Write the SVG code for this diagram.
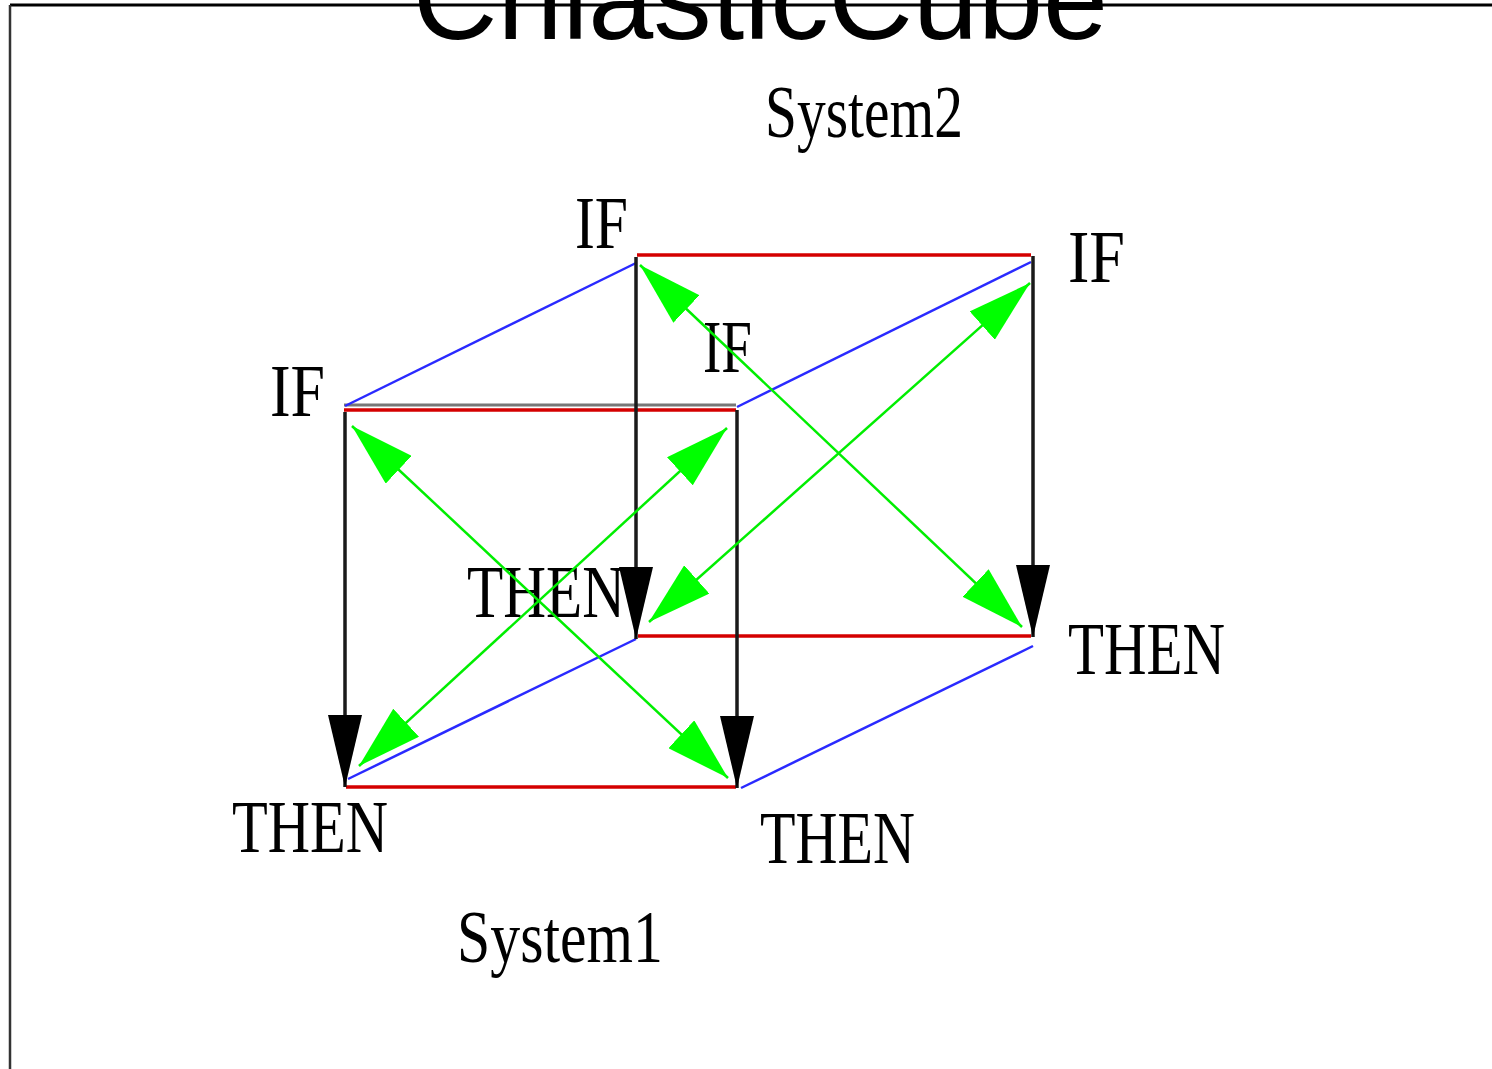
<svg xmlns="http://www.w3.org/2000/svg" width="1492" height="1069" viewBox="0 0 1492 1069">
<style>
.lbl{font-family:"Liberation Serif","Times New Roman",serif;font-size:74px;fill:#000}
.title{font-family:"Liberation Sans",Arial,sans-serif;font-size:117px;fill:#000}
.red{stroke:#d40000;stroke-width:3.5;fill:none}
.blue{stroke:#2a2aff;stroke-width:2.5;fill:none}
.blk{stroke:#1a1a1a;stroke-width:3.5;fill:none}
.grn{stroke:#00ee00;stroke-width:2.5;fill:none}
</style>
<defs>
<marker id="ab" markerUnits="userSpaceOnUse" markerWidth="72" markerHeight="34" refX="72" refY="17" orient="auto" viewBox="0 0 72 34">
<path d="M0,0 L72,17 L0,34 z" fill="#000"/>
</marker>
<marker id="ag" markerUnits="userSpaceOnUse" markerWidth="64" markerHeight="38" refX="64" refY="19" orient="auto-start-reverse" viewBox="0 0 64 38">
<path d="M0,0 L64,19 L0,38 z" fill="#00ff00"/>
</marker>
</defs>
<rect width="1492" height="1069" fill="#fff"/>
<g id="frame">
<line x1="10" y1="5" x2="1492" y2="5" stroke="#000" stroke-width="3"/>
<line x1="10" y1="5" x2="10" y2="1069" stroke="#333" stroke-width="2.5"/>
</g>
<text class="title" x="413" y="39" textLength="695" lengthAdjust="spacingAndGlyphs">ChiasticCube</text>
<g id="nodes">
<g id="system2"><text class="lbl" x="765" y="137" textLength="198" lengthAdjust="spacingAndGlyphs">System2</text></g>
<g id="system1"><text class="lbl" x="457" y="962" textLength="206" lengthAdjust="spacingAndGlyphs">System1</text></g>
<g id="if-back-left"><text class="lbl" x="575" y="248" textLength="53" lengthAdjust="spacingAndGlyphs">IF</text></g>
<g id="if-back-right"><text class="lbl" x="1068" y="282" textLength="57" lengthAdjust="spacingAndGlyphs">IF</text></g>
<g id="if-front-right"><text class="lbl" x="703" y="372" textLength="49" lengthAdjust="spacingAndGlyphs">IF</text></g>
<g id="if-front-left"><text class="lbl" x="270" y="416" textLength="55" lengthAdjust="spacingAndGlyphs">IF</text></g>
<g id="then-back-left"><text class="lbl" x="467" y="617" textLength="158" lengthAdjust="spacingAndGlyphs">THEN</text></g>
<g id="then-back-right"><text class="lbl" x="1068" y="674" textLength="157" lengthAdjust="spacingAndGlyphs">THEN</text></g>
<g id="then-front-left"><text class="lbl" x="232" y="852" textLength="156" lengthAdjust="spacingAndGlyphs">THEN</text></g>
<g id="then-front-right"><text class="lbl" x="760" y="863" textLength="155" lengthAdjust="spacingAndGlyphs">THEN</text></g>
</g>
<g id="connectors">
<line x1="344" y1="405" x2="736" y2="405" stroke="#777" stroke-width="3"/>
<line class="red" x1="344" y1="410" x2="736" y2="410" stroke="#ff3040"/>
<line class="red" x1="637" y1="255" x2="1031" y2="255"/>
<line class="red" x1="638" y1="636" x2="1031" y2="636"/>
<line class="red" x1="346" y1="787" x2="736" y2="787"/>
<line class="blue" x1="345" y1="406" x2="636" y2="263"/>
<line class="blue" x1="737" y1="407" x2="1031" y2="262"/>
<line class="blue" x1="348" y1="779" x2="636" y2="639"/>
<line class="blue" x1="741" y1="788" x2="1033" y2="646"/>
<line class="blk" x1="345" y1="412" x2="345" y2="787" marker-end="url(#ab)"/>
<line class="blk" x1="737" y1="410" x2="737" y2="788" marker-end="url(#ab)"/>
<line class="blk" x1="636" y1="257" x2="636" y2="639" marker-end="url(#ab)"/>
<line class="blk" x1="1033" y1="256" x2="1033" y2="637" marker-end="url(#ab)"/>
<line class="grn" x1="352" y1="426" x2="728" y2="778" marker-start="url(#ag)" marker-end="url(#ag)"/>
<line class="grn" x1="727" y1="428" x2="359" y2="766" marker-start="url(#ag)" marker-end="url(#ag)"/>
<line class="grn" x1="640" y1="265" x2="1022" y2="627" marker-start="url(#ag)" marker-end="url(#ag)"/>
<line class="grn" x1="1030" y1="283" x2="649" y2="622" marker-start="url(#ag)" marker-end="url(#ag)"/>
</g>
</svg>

Exercise
Word for word, quote the lines above. Omit the pictures.

Finished exercise
Write the SVG code for this diagram.
<svg xmlns="http://www.w3.org/2000/svg" width="1492" height="1069" viewBox="0 0 1492 1069">
<style>
.lbl{font-family:"Liberation Serif","Times New Roman",serif;font-size:74px;fill:#000}
.title{font-family:"Liberation Sans",Arial,sans-serif;font-size:117px;fill:#000}
.red{stroke:#d40000;stroke-width:3.5;fill:none}
.blue{stroke:#2a2aff;stroke-width:2.5;fill:none}
.blk{stroke:#1a1a1a;stroke-width:3.5;fill:none}
.grn{stroke:#00ee00;stroke-width:2.5;fill:none}
</style>
<defs>
<marker id="ab" markerUnits="userSpaceOnUse" markerWidth="72" markerHeight="34" refX="72" refY="17" orient="auto" viewBox="0 0 72 34">
<path d="M0,0 L72,17 L0,34 z" fill="#000"/>
</marker>
<marker id="ag" markerUnits="userSpaceOnUse" markerWidth="64" markerHeight="38" refX="64" refY="19" orient="auto-start-reverse" viewBox="0 0 64 38">
<path d="M0,0 L64,19 L0,38 z" fill="#00ff00"/>
</marker>
</defs>
<rect width="1492" height="1069" fill="#fff"/>
<g id="frame">
<line x1="10" y1="5" x2="1492" y2="5" stroke="#000" stroke-width="3"/>
<line x1="10" y1="5" x2="10" y2="1069" stroke="#333" stroke-width="2.5"/>
</g>
<text class="title" x="413" y="39" textLength="695" lengthAdjust="spacingAndGlyphs">ChiasticCube</text>
<g id="nodes">
<g id="system2"><text class="lbl" x="765" y="137" textLength="198" lengthAdjust="spacingAndGlyphs">System2</text></g>
<g id="system1"><text class="lbl" x="457" y="962" textLength="206" lengthAdjust="spacingAndGlyphs">System1</text></g>
<g id="if-back-left"><text class="lbl" x="575" y="248" textLength="53" lengthAdjust="spacingAndGlyphs">IF</text></g>
<g id="if-back-right"><text class="lbl" x="1068" y="282" textLength="57" lengthAdjust="spacingAndGlyphs">IF</text></g>
<g id="if-front-right"><text class="lbl" x="703" y="372" textLength="49" lengthAdjust="spacingAndGlyphs">IF</text></g>
<g id="if-front-left"><text class="lbl" x="270" y="416" textLength="55" lengthAdjust="spacingAndGlyphs">IF</text></g>
<g id="then-back-left"><text class="lbl" x="467" y="617" textLength="158" lengthAdjust="spacingAndGlyphs">THEN</text></g>
<g id="then-back-right"><text class="lbl" x="1068" y="674" textLength="157" lengthAdjust="spacingAndGlyphs">THEN</text></g>
<g id="then-front-left"><text class="lbl" x="232" y="852" textLength="156" lengthAdjust="spacingAndGlyphs">THEN</text></g>
<g id="then-front-right"><text class="lbl" x="760" y="863" textLength="155" lengthAdjust="spacingAndGlyphs">THEN</text></g>
</g>
<g id="connectors">
<line x1="344" y1="405" x2="736" y2="405" stroke="#777" stroke-width="3"/>
<line class="red" x1="344" y1="410" x2="736" y2="410" stroke="#ff3040"/>
<line class="red" x1="637" y1="255" x2="1031" y2="255"/>
<line class="red" x1="638" y1="636" x2="1031" y2="636"/>
<line class="red" x1="346" y1="787" x2="736" y2="787"/>
<line class="blue" x1="345" y1="406" x2="636" y2="263"/>
<line class="blue" x1="737" y1="407" x2="1031" y2="262"/>
<line class="blue" x1="348" y1="779" x2="636" y2="639"/>
<line class="blue" x1="741" y1="788" x2="1033" y2="646"/>
<line class="blk" x1="345" y1="412" x2="345" y2="787" marker-end="url(#ab)"/>
<line class="blk" x1="737" y1="410" x2="737" y2="788" marker-end="url(#ab)"/>
<line class="blk" x1="636" y1="257" x2="636" y2="639" marker-end="url(#ab)"/>
<line class="blk" x1="1033" y1="256" x2="1033" y2="637" marker-end="url(#ab)"/>
<line class="grn" x1="352" y1="426" x2="728" y2="778" marker-start="url(#ag)" marker-end="url(#ag)"/>
<line class="grn" x1="727" y1="428" x2="359" y2="766" marker-start="url(#ag)" marker-end="url(#ag)"/>
<line class="grn" x1="640" y1="265" x2="1022" y2="627" marker-start="url(#ag)" marker-end="url(#ag)"/>
<line class="grn" x1="1030" y1="283" x2="649" y2="622" marker-start="url(#ag)" marker-end="url(#ag)"/>
</g>
</svg>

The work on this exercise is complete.